The Best Way for a Coach to Help Athletes Focus on the Process
To help athletes focus on the process, coaches must teach them that the path to success is to control the controllables and not to worry about things that are uncontrollable. Correspondingly, the process is controllable, and the outcome is uncontrollable.
Underachievers are the ones who give control of their successes and failures to uncontrollable factors. They view their success through the lens of fairness, luck, chance, genetics, and other external factors. On the other hand, high achievers always take responsibility for their fate. High achievers focus on the factors they can control, and logically figure out how to work around the factors they cannot.

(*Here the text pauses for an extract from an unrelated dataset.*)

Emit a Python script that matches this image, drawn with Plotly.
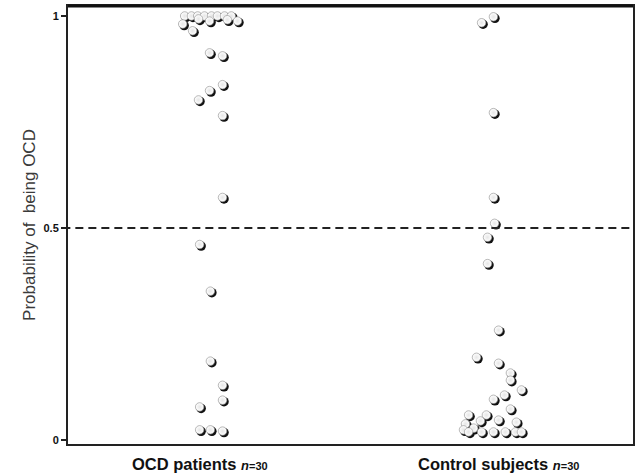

Athletes must know that while it’s okay to identify the uncontrollable factors, it’s not okay to give them any power. Athletes must treat the uncontrollable just like an obstacle on an obstacle course and figure out the work around. Then, spend most of their time optimizing the factors under their direct control.
The best way to help athletes adopt this mindset is to break the processes within their control into daily goals. Daily goals enforce patience and consistency by facilitating daily action and daily wins. Daily wins drive motivation and motivation keeps athletes pushing towards more goals. Most importantly, daily goals are easy to be held accountable for, measure, and track which makes them extremally controllable.
If a coach can create a process that uses daily goals, they will give their athletes a significant mindset advantage. This almost guarantees athletes will focus on the process. Moreover, daily goals make the outcome a by-product of the process instead of the purpose of the process. Ultimately, it’s this mindset that helps an athlete enjoy the journey and find meaning in everything they do to prepare to compete.